Hong Won-ki, le réalisateur

En novembre 2016, le clip de One More Day, du groupe de K-pop Sistar accompagné de Giorgio Moroder, présente une relation lesbienne. Mais quand le journal progressiste Kyunghyang Shinmun interroge Hong Won-ki, le réalisateur du clip, sur ses raisons, on est bien loin de revendications militantes. « J’ai ajouté le code homosexuel comme outil dramatique pour faire passer le message que les femmes peuvent être plus fortes ensemble. »

L’homosexualité dans l’industrie culturelle n’est vue que comme un outil scénaristique, d’où cette appellation étrange de « code ». L’invisibilisation des LGBT s’immisce jusque dans les emojis. Comme le rapporte Korea Exposé, le 2 mars 2017, alors que Samsung intégrait sur ses nouveaux téléphones 14 nouveaux emojis représentant des couples homosexuels. Une action qui lui a valu une attaque de la part du quotidien Kookmin Ilbo, possédé par une fondation contrôlée par des églises protestantes du pays. Le constructeur a alors modifié les nouveaux émoticônes. Selon un représentant de la marque cité par Korea Exposé : « Nous avons fait de notre mieux pour réduire le code homosexuel. »

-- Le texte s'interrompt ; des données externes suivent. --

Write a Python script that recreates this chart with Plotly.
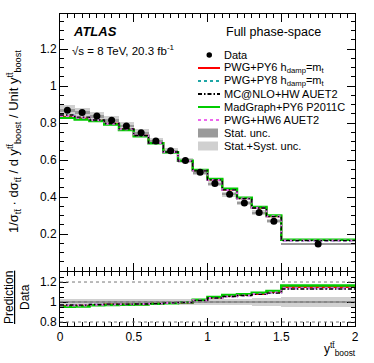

Et malgré l’alternance libérale en mai dernier les choses ne sont pas près de changer. Le nouveau président Moon Jae-in, pourtant acclamé par les jeunes votants l’a d’ailleurs rappelé lors d’un débat télévisé le 25 avril : « Personnellement, je suis contre les homosexuels. » Il reste encore beaucoup de chemin à parcourir avant que la Corée du Sud puisse elle aussi ouvrir la voie à la légalisation du mariage entre personnes du même sexe.